▶ The data:
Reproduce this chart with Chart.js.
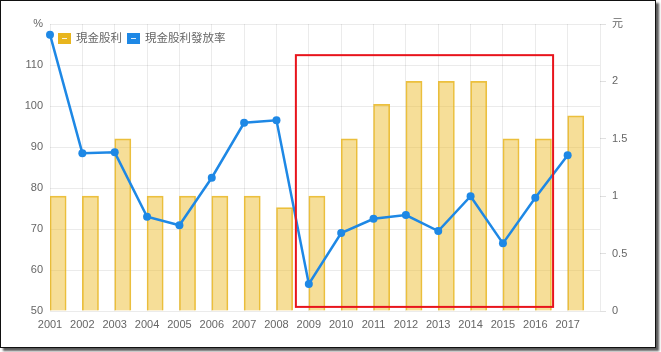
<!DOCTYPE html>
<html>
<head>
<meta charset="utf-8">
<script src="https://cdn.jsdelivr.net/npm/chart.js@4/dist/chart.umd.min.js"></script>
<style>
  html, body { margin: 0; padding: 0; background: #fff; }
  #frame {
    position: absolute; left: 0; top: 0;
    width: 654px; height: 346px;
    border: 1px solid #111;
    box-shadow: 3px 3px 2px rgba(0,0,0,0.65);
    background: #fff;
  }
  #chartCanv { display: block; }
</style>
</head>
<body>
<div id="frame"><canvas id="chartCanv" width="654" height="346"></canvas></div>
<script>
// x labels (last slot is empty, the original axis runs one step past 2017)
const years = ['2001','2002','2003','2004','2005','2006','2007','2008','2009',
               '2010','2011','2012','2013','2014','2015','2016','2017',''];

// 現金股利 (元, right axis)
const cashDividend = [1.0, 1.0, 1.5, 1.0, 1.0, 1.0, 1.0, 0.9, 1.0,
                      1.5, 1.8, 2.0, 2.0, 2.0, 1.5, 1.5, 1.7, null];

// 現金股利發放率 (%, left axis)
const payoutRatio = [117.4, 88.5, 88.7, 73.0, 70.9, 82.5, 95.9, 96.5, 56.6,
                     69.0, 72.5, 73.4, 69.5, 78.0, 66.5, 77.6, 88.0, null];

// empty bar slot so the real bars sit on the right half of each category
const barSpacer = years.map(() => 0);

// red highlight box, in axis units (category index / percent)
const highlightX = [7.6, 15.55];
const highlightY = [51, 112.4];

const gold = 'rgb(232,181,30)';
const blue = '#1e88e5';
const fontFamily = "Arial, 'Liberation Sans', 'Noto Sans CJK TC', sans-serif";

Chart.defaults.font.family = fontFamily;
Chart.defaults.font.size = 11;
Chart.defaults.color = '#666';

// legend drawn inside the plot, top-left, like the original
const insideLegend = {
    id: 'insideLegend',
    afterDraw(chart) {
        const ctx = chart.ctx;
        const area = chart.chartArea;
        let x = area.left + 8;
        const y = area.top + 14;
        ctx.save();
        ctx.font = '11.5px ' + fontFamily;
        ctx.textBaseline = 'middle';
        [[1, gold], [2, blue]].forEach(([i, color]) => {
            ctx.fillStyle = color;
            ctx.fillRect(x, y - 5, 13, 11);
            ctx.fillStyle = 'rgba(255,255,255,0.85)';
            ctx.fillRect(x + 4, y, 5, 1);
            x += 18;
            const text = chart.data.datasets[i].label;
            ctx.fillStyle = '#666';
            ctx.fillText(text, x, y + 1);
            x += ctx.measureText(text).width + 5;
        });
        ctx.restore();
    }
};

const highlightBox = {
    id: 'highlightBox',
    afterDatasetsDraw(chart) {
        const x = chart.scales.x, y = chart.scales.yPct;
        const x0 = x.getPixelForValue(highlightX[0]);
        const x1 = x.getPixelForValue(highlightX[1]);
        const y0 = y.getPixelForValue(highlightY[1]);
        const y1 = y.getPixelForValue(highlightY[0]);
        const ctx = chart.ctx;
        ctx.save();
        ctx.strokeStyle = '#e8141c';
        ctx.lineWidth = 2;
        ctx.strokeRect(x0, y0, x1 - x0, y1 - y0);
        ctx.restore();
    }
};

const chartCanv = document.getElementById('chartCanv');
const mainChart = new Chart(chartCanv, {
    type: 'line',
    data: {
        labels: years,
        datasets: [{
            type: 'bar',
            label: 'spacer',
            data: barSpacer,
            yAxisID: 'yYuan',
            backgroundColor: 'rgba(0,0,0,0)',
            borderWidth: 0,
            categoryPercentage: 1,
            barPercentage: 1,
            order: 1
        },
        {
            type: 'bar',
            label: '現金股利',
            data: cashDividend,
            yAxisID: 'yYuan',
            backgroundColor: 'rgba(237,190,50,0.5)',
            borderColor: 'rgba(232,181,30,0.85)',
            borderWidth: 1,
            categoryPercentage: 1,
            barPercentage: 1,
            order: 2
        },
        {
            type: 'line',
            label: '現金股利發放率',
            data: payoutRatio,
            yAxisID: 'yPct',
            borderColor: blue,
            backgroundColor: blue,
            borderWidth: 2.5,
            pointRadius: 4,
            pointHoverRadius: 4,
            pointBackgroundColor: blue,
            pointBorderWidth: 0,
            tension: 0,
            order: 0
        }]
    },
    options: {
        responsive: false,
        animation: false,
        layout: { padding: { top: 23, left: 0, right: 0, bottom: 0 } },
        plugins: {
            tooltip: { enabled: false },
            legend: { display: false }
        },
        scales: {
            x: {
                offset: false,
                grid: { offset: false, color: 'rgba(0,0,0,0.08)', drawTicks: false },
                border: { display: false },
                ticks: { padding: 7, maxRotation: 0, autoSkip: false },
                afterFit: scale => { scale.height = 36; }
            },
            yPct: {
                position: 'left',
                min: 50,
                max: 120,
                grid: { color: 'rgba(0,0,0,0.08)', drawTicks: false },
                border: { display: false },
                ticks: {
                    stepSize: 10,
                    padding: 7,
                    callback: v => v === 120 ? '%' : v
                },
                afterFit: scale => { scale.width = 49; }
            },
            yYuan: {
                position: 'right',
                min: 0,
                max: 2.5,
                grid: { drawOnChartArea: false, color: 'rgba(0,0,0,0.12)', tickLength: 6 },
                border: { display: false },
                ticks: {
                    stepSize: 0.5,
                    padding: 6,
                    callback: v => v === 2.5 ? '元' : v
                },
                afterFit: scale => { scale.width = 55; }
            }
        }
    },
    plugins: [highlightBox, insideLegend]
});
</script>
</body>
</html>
...
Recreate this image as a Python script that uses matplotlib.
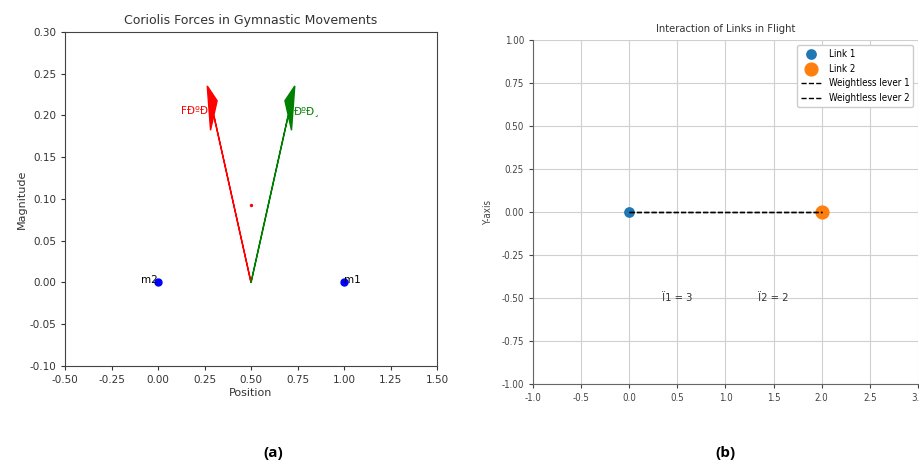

▶ What the exercise asks: In the entries above, find the line that contains "Reproduce this chart with Chart.js." and the line that contains "Chart.defaults.color = '#666';". Reproduce exactly those two lines and every line between them, but not the pictures.

▶ Answer in full:
Reproduce this chart with Chart.js.
<!DOCTYPE html>
<html>
<head>
<meta charset="utf-8">
<script src="https://cdn.jsdelivr.net/npm/chart.js@4/dist/chart.umd.min.js"></script>
<style>
  html, body { margin: 0; padding: 0; background: #fff; }
  #frame {
    position: absolute; left: 0; top: 0;
    width: 654px; height: 346px;
    border: 1px solid #111;
    box-shadow: 3px 3px 2px rgba(0,0,0,0.65);
    background: #fff;
  }
  #chartCanv { display: block; }
</style>
</head>
<body>
<div id="frame"><canvas id="chartCanv" width="654" height="346"></canvas></div>
<script>
// x labels (last slot is empty, the original axis runs one step past 2017)
const years = ['2001','2002','2003','2004','2005','2006','2007','2008','2009',
               '2010','2011','2012','2013','2014','2015','2016','2017',''];

// 現金股利 (元, right axis)
const cashDividend = [1.0, 1.0, 1.5, 1.0, 1.0, 1.0, 1.0, 0.9, 1.0,
                      1.5, 1.8, 2.0, 2.0, 2.0, 1.5, 1.5, 1.7, null];

// 現金股利發放率 (%, left axis)
const payoutRatio = [117.4, 88.5, 88.7, 73.0, 70.9, 82.5, 95.9, 96.5, 56.6,
                     69.0, 72.5, 73.4, 69.5, 78.0, 66.5, 77.6, 88.0, null];

// empty bar slot so the real bars sit on the right half of each category
const barSpacer = years.map(() => 0);

// red highlight box, in axis units (category index / percent)
const highlightX = [7.6, 15.55];
const highlightY = [51, 112.4];

const gold = 'rgb(232,181,30)';
const blue = '#1e88e5';
const fontFamily = "Arial, 'Liberation Sans', 'Noto Sans CJK TC', sans-serif";

Chart.defaults.font.family = fontFamily;
Chart.defaults.font.size = 11;
Chart.defaults.color = '#666';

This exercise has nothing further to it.